Start of MATERIAL PROVIDED
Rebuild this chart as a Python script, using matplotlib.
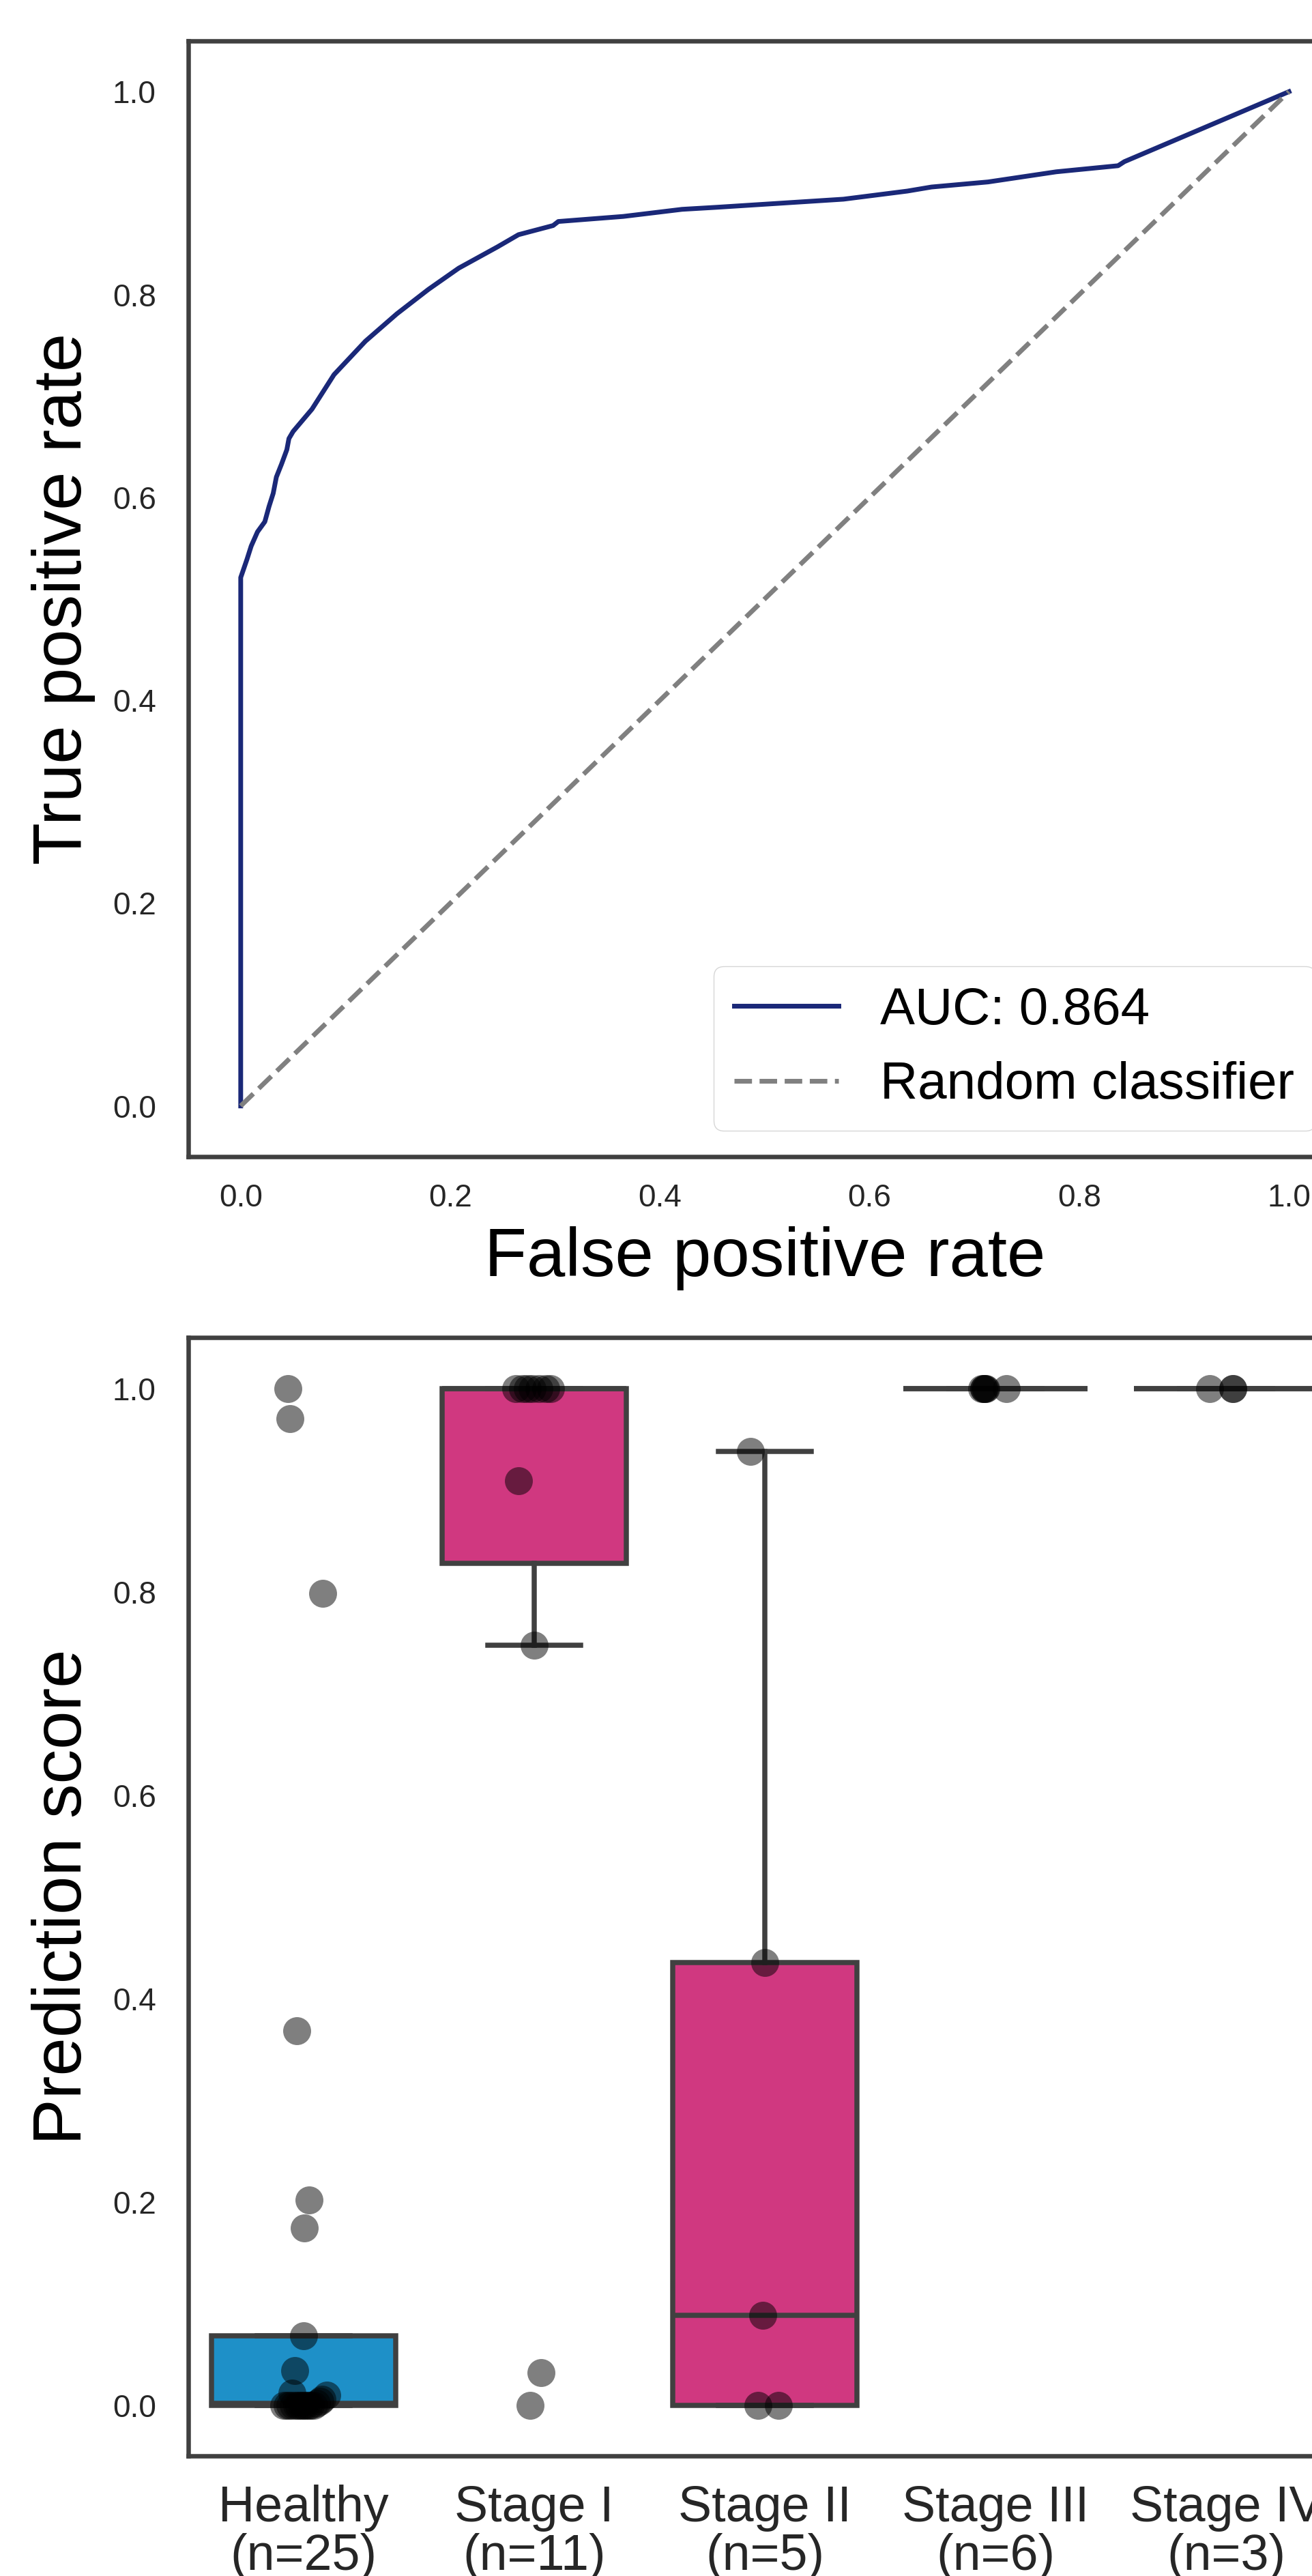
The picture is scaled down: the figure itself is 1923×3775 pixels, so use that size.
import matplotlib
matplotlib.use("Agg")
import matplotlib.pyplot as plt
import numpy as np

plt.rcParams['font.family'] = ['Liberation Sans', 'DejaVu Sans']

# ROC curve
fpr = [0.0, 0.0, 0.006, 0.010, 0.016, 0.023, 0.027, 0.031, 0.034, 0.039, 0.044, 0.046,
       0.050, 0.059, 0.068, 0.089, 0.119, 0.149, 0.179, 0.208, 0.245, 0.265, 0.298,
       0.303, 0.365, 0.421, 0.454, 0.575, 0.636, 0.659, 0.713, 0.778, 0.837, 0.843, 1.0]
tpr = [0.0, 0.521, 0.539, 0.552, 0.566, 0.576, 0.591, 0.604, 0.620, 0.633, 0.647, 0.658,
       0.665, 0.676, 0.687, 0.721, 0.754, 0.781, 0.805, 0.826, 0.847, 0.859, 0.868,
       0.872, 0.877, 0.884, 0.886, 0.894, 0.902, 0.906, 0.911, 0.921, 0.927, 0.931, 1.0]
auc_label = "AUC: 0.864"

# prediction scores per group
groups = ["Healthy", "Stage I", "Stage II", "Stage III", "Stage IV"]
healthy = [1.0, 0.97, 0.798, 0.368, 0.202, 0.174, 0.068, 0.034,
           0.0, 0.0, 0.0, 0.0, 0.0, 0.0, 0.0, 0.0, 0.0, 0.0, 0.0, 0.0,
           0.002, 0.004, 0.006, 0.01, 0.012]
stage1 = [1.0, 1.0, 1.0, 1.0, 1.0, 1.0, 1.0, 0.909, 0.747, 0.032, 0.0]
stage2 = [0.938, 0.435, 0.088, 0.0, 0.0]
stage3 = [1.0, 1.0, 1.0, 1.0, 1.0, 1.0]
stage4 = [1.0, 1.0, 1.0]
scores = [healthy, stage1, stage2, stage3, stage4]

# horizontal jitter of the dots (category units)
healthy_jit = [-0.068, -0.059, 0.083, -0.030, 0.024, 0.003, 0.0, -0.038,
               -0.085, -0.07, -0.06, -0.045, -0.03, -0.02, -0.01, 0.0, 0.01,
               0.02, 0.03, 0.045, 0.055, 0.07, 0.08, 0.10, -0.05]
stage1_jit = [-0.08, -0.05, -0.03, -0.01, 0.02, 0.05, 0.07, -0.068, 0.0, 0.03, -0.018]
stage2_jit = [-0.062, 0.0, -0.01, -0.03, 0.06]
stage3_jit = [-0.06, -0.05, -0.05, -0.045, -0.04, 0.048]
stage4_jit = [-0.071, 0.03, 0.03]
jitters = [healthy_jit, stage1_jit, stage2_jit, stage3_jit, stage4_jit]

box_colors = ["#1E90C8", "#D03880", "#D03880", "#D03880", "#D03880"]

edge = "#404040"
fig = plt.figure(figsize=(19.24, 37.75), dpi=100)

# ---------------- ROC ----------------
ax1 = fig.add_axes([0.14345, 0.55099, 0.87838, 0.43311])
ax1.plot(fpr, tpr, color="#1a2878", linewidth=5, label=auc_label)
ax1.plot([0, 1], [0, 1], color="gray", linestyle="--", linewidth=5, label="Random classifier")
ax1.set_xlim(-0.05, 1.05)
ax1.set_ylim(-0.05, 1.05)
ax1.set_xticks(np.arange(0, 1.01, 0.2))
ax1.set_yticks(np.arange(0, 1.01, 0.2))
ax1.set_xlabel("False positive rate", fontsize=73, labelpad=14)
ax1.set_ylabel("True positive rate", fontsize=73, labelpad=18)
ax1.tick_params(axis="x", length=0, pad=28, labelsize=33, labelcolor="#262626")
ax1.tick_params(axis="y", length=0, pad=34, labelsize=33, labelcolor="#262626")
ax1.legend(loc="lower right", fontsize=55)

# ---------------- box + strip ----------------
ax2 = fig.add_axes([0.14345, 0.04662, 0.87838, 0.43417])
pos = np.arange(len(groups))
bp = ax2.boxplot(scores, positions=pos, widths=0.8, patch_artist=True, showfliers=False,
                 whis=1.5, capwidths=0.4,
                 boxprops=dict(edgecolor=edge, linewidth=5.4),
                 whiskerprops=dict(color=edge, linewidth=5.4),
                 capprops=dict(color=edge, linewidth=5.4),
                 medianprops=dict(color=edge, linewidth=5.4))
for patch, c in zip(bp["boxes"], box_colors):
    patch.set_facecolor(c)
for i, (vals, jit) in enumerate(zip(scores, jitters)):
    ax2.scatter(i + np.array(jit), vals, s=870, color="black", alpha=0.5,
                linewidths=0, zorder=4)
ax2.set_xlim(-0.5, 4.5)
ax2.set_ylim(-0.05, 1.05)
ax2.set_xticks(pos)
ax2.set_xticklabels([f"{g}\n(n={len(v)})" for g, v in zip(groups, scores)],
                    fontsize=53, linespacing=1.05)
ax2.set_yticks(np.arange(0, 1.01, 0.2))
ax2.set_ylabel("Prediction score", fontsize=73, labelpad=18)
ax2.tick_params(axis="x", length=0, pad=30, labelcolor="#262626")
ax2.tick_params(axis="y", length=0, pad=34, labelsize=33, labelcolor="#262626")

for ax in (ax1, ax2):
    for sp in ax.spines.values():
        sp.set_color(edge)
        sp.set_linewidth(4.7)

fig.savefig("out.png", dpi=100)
End of MATERIAL PROVIDED
__EXERCISE TASK__.
Leave out any pictures and return exactly the lines from the beginning of the data through the line with "plt.rcParams['font.family'] = ['Liberation", inclusive.

__THE RESULT__.
Rebuild this chart as a Python script, using matplotlib.
The picture is scaled down: the figure itself is 1923×3775 pixels, so use that size.
import matplotlib
matplotlib.use("Agg")
import matplotlib.pyplot as plt
import numpy as np

plt.rcParams['font.family'] = ['Liberation Sans', 'DejaVu Sans']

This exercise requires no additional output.